I picked up some Bahasa from Indonesian helpers when I was younger, and was looking forward to learning more. I found a podcast, “Learning Indonesian”, but only did 7 of the 48 lessons 🙈 I did enjoy speaking and practicing my little Bahasa. And, as the weeks went on and my skin colour got much darker, locals started to initiate conversations with me in Bahasa, thinking I’m Indonesian.

Travel the World in Art

There’s a side project I’ve been thinking about for awhile. Then last December, I attended TechCrunch Disrupt Berlin’s hackathon, thinking I’d hack it together in 24 hours. At the time I was adamant about using Google products: Google Apps Scripts, Google Docs for the database…

I told myself I’d continue working on it and launch it by Q3 this year. I didn’t. I did make some progress on it last month i.e. learned to build web scrapers with Python. Now, I have to figure out the database. I was using SQLite, but my sister recommended I switch to Pandas, and an old client (SaaS startup founder) recommended I use Postgre. Next, I have to figure out Django. I’m hoping to accomplish both this month, but I have no idea if that’s feasible or not. I now understand why dev timelines are often pushed back – it’s hard to estimate how long something will take you. Especially if you’re like me, and learning as you go.

Coliving

This was the longest amount of time I’ve spent in a coliving space. My first experience was 2 weeks in Taipei, where I met one of my favourite friends so far. We kept in touch, and have since met up in Dulan and New York. At Outsite Bali, I met some interesting people including Allie, who went on with me to Penang and Singapore, and who I know I’ll see in Canada soon. This trip, I also spent a weekend in Ubud with Roam, and hiked a volcano with 9 of their guests, many of whom I really liked.

Is this why coliving spaces charge a markup? For the curated community?

Some liken coliving spaces to hostels. Coliving spaces are more like boutique hotels – they have beautiful, private rooms. And the community is excellent. Everyone is working hard and playing hard – they are entrepreneurs and engineers, not backpackers and partiers.

Discoveries

I read no books and watched one movie: the highly recommended Three Billboards outside Ebbing, Missouri. I laughed and cried, and love this quote from it: “through love comes calm, and through calm comes thought”.

I loved my time in Bali, and could totally have stayed longer. I now get the hype around Bali, and why it’s a nomad hub. This is what a typical day looked like for me:

  • ~8am: wake up naturally without an alarm, meditate
  • 9am: have a smoothie bowl, play HQ
  • 9am-12pm: work from Outsite
  • 12pm: scooter to a cafe for lunch + to work from there, or scooter to Dojo (coworking space) and grab lunch en route
  • 6pm: gym every other day, or go to a restaurant/bar with friends

It was a good, comfortable life and routine. I spent a bit over 1,000 USD without accommodation and flights, but it could easily be done with much less.

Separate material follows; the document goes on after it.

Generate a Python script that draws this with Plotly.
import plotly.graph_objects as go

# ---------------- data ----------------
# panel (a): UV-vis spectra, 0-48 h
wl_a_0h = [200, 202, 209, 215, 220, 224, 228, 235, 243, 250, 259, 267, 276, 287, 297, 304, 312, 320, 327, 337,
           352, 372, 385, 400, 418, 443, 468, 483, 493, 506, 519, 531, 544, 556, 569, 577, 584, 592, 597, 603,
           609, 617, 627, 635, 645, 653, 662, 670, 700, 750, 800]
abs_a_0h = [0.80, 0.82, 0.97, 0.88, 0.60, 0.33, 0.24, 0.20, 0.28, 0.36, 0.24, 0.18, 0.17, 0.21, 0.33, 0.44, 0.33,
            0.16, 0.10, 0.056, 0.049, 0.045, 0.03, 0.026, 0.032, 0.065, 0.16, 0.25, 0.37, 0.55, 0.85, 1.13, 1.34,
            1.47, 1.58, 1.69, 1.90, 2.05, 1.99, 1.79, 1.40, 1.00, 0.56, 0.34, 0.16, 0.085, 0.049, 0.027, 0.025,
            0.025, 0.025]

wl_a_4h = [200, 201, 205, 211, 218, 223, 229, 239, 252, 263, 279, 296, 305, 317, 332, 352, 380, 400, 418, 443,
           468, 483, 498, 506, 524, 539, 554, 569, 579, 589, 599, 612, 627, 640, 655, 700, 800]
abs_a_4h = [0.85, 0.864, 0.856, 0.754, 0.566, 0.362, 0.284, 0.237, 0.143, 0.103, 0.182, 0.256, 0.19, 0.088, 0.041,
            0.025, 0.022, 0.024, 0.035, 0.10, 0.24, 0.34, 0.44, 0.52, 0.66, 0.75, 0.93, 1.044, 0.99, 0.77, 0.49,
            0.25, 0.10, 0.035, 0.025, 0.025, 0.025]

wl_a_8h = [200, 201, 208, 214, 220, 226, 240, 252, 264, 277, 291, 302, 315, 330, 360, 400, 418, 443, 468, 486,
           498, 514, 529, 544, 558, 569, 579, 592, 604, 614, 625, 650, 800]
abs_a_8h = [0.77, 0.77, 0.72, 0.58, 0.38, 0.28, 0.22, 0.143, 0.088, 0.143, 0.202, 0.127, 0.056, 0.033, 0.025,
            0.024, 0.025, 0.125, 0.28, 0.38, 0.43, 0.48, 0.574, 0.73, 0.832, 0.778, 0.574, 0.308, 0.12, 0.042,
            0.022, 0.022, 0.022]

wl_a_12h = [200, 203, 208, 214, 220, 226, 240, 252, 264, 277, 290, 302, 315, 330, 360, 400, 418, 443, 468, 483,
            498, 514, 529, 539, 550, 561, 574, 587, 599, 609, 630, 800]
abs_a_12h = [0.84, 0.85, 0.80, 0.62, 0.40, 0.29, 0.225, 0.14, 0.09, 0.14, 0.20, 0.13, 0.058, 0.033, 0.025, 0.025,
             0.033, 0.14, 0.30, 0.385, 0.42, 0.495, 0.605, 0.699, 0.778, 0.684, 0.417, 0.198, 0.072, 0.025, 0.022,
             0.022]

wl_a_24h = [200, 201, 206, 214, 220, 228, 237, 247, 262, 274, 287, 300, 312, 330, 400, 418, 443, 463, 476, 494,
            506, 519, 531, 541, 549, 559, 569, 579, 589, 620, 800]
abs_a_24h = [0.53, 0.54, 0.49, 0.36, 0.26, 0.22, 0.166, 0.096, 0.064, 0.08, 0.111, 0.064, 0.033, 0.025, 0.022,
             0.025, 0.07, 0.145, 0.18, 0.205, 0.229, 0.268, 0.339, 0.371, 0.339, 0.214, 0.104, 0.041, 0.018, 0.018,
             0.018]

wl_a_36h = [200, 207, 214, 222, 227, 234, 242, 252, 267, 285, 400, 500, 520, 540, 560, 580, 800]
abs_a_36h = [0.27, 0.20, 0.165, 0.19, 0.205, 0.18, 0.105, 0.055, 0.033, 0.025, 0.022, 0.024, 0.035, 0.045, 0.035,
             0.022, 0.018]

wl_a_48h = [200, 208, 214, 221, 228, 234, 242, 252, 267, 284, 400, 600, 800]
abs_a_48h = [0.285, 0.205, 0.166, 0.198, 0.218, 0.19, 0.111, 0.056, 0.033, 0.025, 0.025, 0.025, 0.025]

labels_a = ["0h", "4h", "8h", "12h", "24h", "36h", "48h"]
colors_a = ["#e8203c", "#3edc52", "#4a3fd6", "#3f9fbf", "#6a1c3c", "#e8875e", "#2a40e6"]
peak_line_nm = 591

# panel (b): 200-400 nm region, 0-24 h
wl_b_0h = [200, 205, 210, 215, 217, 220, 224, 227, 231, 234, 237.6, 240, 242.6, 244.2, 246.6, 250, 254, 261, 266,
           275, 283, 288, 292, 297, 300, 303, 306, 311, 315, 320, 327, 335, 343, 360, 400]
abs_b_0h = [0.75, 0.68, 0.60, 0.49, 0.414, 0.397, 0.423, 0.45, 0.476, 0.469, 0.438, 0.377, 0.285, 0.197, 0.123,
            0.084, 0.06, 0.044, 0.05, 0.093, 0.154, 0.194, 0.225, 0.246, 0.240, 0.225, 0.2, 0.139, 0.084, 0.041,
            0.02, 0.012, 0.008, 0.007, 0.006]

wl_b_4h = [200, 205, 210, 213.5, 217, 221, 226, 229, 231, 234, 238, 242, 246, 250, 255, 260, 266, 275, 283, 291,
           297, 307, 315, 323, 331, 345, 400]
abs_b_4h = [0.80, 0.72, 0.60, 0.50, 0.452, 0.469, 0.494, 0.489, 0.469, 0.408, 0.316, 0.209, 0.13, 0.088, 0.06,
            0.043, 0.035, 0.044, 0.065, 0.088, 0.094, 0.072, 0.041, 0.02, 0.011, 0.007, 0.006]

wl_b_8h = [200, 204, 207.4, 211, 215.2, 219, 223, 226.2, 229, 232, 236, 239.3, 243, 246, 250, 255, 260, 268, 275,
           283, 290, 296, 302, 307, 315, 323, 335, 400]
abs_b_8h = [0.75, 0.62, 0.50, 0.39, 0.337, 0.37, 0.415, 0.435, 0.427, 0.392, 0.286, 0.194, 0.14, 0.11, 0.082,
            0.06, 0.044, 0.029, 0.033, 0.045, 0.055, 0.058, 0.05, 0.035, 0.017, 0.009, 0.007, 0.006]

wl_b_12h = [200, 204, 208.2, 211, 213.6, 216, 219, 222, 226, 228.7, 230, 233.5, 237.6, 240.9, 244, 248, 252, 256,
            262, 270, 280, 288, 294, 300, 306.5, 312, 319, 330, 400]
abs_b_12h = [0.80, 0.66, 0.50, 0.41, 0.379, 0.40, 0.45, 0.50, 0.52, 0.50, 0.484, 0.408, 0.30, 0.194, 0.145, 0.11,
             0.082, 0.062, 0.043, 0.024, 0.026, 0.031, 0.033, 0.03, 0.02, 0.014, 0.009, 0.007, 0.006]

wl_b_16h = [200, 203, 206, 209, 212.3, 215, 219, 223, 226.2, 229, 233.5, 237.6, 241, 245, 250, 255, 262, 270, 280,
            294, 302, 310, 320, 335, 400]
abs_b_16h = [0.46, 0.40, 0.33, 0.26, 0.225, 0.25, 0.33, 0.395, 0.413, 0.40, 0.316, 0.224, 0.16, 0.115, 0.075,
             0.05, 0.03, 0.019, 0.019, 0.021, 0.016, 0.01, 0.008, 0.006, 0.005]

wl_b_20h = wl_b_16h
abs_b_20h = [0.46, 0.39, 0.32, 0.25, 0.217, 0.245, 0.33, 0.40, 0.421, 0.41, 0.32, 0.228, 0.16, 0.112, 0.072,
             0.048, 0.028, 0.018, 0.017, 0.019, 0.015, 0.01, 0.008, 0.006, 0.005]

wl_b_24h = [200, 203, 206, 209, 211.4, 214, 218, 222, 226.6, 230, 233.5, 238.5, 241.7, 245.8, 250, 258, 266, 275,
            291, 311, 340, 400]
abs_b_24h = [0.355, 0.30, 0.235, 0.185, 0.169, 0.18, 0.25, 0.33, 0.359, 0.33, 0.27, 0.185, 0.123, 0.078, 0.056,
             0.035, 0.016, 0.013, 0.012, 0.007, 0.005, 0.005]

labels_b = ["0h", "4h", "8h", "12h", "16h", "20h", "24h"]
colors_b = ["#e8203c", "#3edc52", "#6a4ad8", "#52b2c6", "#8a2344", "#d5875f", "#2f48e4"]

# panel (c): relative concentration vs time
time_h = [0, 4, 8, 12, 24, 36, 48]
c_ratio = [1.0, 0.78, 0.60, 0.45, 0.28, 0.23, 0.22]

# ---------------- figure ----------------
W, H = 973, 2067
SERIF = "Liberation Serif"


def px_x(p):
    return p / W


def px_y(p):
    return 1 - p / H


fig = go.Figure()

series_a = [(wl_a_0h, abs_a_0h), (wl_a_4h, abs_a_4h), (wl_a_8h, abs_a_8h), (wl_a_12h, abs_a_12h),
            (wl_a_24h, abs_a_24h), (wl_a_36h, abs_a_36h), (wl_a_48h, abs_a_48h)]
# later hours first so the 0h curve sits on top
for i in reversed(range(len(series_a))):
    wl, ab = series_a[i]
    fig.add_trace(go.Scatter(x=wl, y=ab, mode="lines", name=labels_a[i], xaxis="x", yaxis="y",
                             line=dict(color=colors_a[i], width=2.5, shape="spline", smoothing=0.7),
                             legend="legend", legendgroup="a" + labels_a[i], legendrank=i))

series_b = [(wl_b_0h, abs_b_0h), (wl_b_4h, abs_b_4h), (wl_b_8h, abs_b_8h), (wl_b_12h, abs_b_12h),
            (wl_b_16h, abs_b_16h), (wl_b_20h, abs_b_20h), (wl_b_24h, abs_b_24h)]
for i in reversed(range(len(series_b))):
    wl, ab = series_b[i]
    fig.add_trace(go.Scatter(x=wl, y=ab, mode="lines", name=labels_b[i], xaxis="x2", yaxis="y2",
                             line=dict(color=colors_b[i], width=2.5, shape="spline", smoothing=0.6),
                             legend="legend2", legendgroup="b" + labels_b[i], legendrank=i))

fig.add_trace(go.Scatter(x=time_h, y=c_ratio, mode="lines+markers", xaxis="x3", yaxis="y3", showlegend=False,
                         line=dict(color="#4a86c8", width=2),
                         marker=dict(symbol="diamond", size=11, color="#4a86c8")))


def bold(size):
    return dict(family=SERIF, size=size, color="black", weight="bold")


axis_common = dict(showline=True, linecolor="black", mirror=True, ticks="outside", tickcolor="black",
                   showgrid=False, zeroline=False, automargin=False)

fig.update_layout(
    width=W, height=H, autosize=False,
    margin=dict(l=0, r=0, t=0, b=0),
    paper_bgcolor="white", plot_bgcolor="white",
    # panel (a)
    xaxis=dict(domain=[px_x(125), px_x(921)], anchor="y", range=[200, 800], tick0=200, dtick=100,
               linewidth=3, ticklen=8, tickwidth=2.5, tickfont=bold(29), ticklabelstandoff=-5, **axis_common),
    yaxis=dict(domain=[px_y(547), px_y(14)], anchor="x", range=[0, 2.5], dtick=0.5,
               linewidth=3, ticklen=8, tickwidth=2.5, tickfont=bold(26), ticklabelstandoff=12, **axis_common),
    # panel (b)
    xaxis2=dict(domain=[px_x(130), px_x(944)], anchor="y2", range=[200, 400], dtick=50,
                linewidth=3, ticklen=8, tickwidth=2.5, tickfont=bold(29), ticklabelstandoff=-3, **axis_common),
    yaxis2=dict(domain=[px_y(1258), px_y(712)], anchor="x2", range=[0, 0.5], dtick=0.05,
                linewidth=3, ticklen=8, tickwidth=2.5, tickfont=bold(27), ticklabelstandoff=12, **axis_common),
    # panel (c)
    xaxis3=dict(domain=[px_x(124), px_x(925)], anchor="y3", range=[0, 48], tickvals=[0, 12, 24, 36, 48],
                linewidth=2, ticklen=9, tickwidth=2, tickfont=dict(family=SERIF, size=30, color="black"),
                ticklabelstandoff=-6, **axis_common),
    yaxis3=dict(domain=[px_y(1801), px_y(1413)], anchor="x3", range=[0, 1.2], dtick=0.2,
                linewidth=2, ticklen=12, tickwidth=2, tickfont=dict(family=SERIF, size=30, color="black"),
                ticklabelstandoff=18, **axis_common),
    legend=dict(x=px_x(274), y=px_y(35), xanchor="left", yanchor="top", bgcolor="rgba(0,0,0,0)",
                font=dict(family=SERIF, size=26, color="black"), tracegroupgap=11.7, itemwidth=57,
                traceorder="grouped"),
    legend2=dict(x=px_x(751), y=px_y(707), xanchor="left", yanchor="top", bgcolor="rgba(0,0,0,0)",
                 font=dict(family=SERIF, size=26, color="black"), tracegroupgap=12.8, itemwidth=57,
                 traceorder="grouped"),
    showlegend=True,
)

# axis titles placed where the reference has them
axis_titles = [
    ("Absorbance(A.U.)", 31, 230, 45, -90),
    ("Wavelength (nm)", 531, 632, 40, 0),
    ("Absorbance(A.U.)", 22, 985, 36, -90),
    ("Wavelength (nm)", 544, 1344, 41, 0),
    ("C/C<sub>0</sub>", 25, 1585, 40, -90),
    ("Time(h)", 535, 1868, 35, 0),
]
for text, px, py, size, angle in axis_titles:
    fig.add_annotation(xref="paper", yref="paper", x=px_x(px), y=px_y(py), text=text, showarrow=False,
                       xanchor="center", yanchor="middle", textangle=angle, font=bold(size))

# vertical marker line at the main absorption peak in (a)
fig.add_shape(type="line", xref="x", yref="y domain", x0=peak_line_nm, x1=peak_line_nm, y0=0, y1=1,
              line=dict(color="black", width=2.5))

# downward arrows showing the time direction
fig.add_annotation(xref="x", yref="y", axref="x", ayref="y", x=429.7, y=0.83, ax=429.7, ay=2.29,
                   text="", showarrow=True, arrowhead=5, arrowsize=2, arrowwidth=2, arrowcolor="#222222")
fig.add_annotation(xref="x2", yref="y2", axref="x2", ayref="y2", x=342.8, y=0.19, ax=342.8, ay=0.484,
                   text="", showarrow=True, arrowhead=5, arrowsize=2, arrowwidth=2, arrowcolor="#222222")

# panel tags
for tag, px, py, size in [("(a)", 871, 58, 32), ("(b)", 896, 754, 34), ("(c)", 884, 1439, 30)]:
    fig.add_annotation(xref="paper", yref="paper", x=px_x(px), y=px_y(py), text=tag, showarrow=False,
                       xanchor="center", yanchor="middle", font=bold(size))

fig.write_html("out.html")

There’s no doubt I lived in a bubble, a bubble of Instagrammable cafes catered to Westerners, but it was inspiring seeing how others are making this lifestyle work. I felt the same way after my stint in Chiang Mai in April 2016, and I think visits to nomad hubs should be treated like conferences. Nice to go to once in awhile – for inspiration, for connecting – and ride that boost out.